Find your debt-free date.
Figure out the date you will be debt free if you stick with the same payment each month.
Make a list of all of your debts
It should include the balance, interest rate and current minimum payment. You need to know where you stand before you can improve upon it.
Throughout the course of this year...
Avoid using credit cards.
The only way to get rid of credit card debt for good is to stop using credit cards. There is no way around it; you must put them away until you are debt free. Cash only.
Keep a small cash cushion.
Don't use all your savings to pay off your debt – keep an amount set aside that could cover any unexpected expense that would normally cause you to turn to credit cards. This will keep you from derailing your debt payoff plan when an emergency pops up.

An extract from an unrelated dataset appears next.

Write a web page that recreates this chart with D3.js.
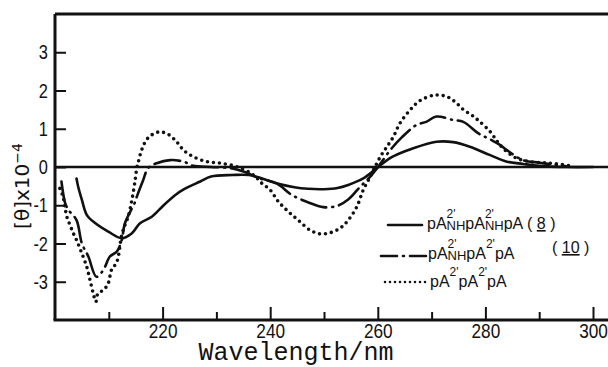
<!DOCTYPE html>
<html>
<head>
<meta charset="utf-8">
<script src="https://cdn.jsdelivr.net/npm/d3@7"></script>
<style>
  body { margin: 0; background: #fff; }
  svg { display: block; }
  .tick text { font-family: "Liberation Sans", Arial, sans-serif; fill: #111; }
  .axis line { stroke: #111; stroke-width: 2; }
  .axis path { display: none; }
</style>
</head>
<body>
<svg id="chart"></svg>
<script>
// wavelength (nm) / [theta] x 10^-4
let wl8 = [204, 204.3, 205, 205.9, 207.4, 209.9, 212.4, 214.3, 215.8, 218, 220.2, 222.5, 224, 227, 229, 233, 236, 238.5, 241.5, 244.5, 247, 250, 252.5, 254.5, 257.3, 259.8, 262.5, 266.6, 270.9, 274, 277.1, 280.9, 284, 287, 290, 295, 300];
let th8 = [-0.30, -0.51, -0.86, -1.25, -1.46, -1.69, -1.86, -1.73, -1.47, -1.30, -1.00, -0.72, -0.58, -0.38, -0.25, -0.21, -0.21, -0.30, -0.44, -0.53, -0.57, -0.58, -0.55, -0.47, -0.30, -0.03, 0.25, 0.49, 0.66, 0.65, 0.53, 0.31, 0.14, 0.08, 0.03, 0.0, 0.0];

let wl10 = [201.2, 201.9, 202.5, 204, 205, 206.2, 207.7, 209, 210.2, 211.5, 212.4, 213, 214.9, 215.2, 216.4, 217.3, 218.9, 221.4, 223.9, 225.7, 229, 232.5, 235, 238.1, 241.2, 244, 247, 249.9, 252.4, 254.5, 256.5, 258.6, 260.3, 262.3, 264.5, 267.2, 269, 270.9, 274, 275.9, 278.7, 280.9, 282.7, 284, 287, 290.1, 295];
let th10 = [-0.38, -0.95, -1.12, -1.39, -2.00, -2.34, -2.87, -2.69, -2.34, -2.21, -1.91, -1.47, -0.91, -0.78, -0.34, -0.03, 0.10, 0.18, 0.14, 0.03, 0.0, -0.03, -0.12, -0.30, -0.43, -0.73, -0.92, -1.05, -1.02, -0.85, -0.55, -0.25, 0.05, 0.44, 0.78, 1.10, 1.18, 1.32, 1.23, 1.18, 0.88, 0.72, 0.58, 0.44, 0.18, 0.11, 0.02];

let wlP = [200.9, 201.5, 202.2, 202.8, 203.4, 204, 205, 205.9, 206.5, 207.1, 207.6, 208, 209, 209.9, 210.5, 211.5, 212.4, 213, 213.6, 214.3, 214.9, 215.2, 215.5, 216.1, 217, 218, 219.5, 221.2, 222.6, 223.9, 225.7, 228.2, 230.7, 233.8, 236.9, 238.4, 240, 241.5, 243.4, 245.3, 247.4, 249.3, 251.1, 253, 254.5, 256.1, 257.3, 258.6, 259.5, 260.6, 261.7, 262.9, 264.1, 266, 267.8, 270.6, 272.8, 274.4, 276, 277.8, 279, 280.9, 281.8, 282.7, 284, 285.8, 288.3, 292, 296];
let thP = [-0.56, -0.78, -1.30, -1.52, -1.73, -1.91, -2.26, -2.61, -2.95, -3.30, -3.52, -3.30, -3.22, -3.04, -2.69, -2.48, -1.78, -1.52, -1.30, -0.86, -0.34, -0.03, 0.14, 0.44, 0.71, 0.84, 0.92, 0.84, 0.66, 0.44, 0.27, 0.14, 0.10, 0.01, -0.21, -0.42, -0.60, -0.90, -1.17, -1.40, -1.65, -1.75, -1.72, -1.60, -1.39, -1.04, -0.60, -0.25, 0.01, 0.30, 0.53, 0.79, 1.14, 1.49, 1.73, 1.88, 1.84, 1.70, 1.49, 1.32, 1.18, 0.92, 0.75, 0.58, 0.40, 0.23, 0.14, 0.10, 0.03];

// ticks
let xMajor = [220, 240, 260, 280, 300];
let xMinor = [210, 230, 250, 270, 290];
let yTicks = [-3, -2, -1, 0, 1, 2, 3];

// legend labels: plain text, or {sup, sub} stacked after the previous letters
let legend8 = ["pA", { sup: "2'", sub: "NH" }, "pA", { sup: "2'", sub: "NH" }, "pA"];
let legend10 = ["pA", { sup: "2'", sub: "NH" }, "pA", { sup: "2'" }, "pA"];
let legendP = ["pA", { sup: "2'" }, "pA", { sup: "2'" }, "pA"];

let width = 608, height = 367;
let ink = "#111";

let svg = d3.select("#chart")
	.attr("width", width)
	.attr("height", height);

let x = d3.scaleLinear().domain([200, 300]).range([55, 593]);
let y = d3.scaleLinear().domain([-4, 4]).range([320, 14]);

// frame
svg.append("line")
	.attr("x1", x(200)).attr("x2", x(200))
	.attr("y1", y(4)).attr("y2", y(-4))
	.attr("stroke", ink).attr("stroke-width", 3);
svg.append("line")
	.attr("x1", x(200)).attr("x2", width)
	.attr("y1", y(4)).attr("y2", y(4))
	.attr("stroke", ink).attr("stroke-width", 3);
svg.append("line")
	.attr("x1", x(200) - 1.5).attr("x2", width)
	.attr("y1", y(-4)).attr("y2", y(-4))
	.attr("stroke", ink).attr("stroke-width", 3);

// zero line
svg.append("line")
	.attr("x1", x(200)).attr("x2", width)
	.attr("y1", y(0)).attr("y2", y(0))
	.attr("stroke", ink).attr("stroke-width", 2.5);

// x axis, ticks pointing up into the plot
svg.append("g")
	.attr("class", "axis")
	.attr("transform", `translate(0,${y(-4)})`)
	.call(d3.axisBottom(x).tickValues(xMajor).tickSize(-13).tickPadding(3).tickFormat(d => String(d)))
	.selectAll("text")
	.style("font-size", "21px")
	.attr("transform", "scale(0.82,1)");

svg.append("g")
	.attr("class", "axis")
	.attr("transform", `translate(0,${y(-4)})`)
	.call(d3.axisBottom(x).tickValues(xMinor).tickSize(-8).tickFormat(""));

// y axis, ticks pointing right
svg.append("g")
	.attr("class", "axis")
	.attr("transform", `translate(${x(200)},0)`)
	.call(d3.axisLeft(y).tickValues(yTicks).tickSize(-11).tickPadding(7).tickFormat(d => String(d)))
	.selectAll("text")
	.style("font-size", "21px")
	.attr("x", -9)
	.attr("transform", "scale(0.78,1)");

// axis titles
svg.append("text")
	.attr("x", 296)
	.attr("y", 360)
	.attr("text-anchor", "middle")
	.style("font-family", "'Liberation Mono', 'DejaVu Sans Mono', monospace")
	.style("font-size", "25px")
	.style("fill", ink)
	.text("Wavelength/nm");

let yTitle = svg.append("text")
	.attr("transform", "translate(29,186) rotate(-90)")
	.attr("text-anchor", "middle")
	.style("font-family", "'DejaVu Sans', sans-serif")
	.style("font-size", "20px")
	.style("fill", ink);
yTitle.append("tspan").text("[θ]x10");
yTitle.append("tspan").attr("dy", -7).style("font-size", "14px").text("−4");

// curves
let line = d3.line()
	.x(d => x(d[0]))
	.y(d => y(d[1]))
	.curve(d3.curveCatmullRom.alpha(0.5));

let series = [
	{ wl: wl8, th: th8, dash: null, width: 2.6 },
	{ wl: wl10, th: th10, dash: "26 6 1 6", width: 2.6 },
	{ wl: wlP, th: thP, dash: "0 6", width: 3.6 }
];

series.forEach(s => {
	svg.append("path")
		.attr("d", line(s.wl.map((w, i) => [w, s.th[i]])))
		.attr("fill", "none")
		.attr("stroke", ink)
		.attr("stroke-width", s.width)
		.attr("stroke-linecap", "round")
		.attr("stroke-linejoin", "round")
		.attr("stroke-dasharray", s.dash);
});

// legend
let legendFont = "'Liberation Sans', Arial, sans-serif";

function richLabel(x0, base, parts) {
	let cx = x0;
	parts.forEach(p => {
		if (typeof p === "string") {
			let t = svg.append("text")
				.attr("x", cx).attr("y", base)
				.style("font-family", legendFont).style("font-size", "16px").style("fill", ink)
				.text(p);
			cx += t.node().getComputedTextLength();
		} else {
			let w = 0;
			if (p.sup) {
				let t = svg.append("text")
					.attr("x", cx).attr("y", base - 11)
					.style("font-family", legendFont).style("font-size", "12px").style("fill", ink)
					.text(p.sup);
				w = Math.max(w, t.node().getComputedTextLength());
			}
			if (p.sub) {
				let t = svg.append("text")
					.attr("x", cx).attr("y", base + 1)
					.style("font-family", legendFont).style("font-size", "13px").style("fill", ink)
					.text(p.sub);
				w = Math.max(w, t.node().getComputedTextLength());
			}
			cx += w;
		}
	});
	return cx;
}

function numLabel(x0, base, num) {
	let g = svg.append("text")
		.attr("x", x0).attr("y", base)
		.style("font-family", legendFont).style("font-size", "16px").style("fill", ink)
		.style("white-space", "pre");
	g.append("tspan").text("( ");
	g.append("tspan").text(num).style("text-decoration", "underline");
	g.append("tspan").text(" )");
}

let legendRows = [
	{ parts: legend8, dash: null, width: 2.6, x1: 388, x2: 422, ly: 225, tx: 427, ty: 229, num: "8", nx: 527, ny: 229 },
	{ parts: legend10, dash: "16 6 1 6", width: 2.6, x1: 381, x2: 426, ly: 256, tx: 428, ty: 259, num: "10", nx: 552, ny: 253 },
	{ parts: legendP, dash: "0 5", width: 2.6, x1: 385, x2: 428, ly: 282, tx: 430, ty: 287, num: null }
];

legendRows.forEach(r => {
	svg.append("line")
		.attr("x1", r.x1).attr("x2", r.x2)
		.attr("y1", r.ly).attr("y2", r.ly)
		.attr("stroke", ink)
		.attr("stroke-width", r.width)
		.attr("stroke-linecap", "round")
		.attr("stroke-dasharray", r.dash);
	richLabel(r.tx, r.ty, r.parts);
	if (r.num) numLabel(r.nx, r.ny, r.num);
});
</script>
</body>
</html>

Start with the highest interest rate debt.
Continue paying the minimum amount due on each debt except for the account with the highest interest rate. For that debt, you'll pay the balance between the minimum payments and the fixed amount you committed to paying each month, regardless of what the minimum payment is for that account. This is how you start the debt snowball.
Try to lower your interest rates.
Start out by calling the bank that issued your credit card and ask them to lower your rate. If that doesn't work, consider transferring your high interest balances to lower interest cards, if possible.
Throughout the years...
Don't absorb raises into your spending
When you are awarded a raise at work, raise your savings level to at least half of the amount your paycheck increases.
Stick with the snowball
Once your highest interest rate debt is paid off, add whatever you were paying on that account to the minimum payment on the next debt with the highest interest rate. When that account is paid off, roll that amount into your payment of the next debt. And so on until you are debt free.
Supercharge your savings when you reach debt free
Once you've made that last payment on your debt, don't just increase your spending. Take the amount you were paying on debt and start saving it. You won't miss it and soon you'll have a great nest egg in place to help save you from having to turn to debt again!
Use windfalls to increase your payoff
Instead of spending your tax refund or other unexpected cash on a vacation or other wants, consider sending at least half of it to the credit card company to accelerate your debt payoff. The more you send the closer you’ll be to your goal!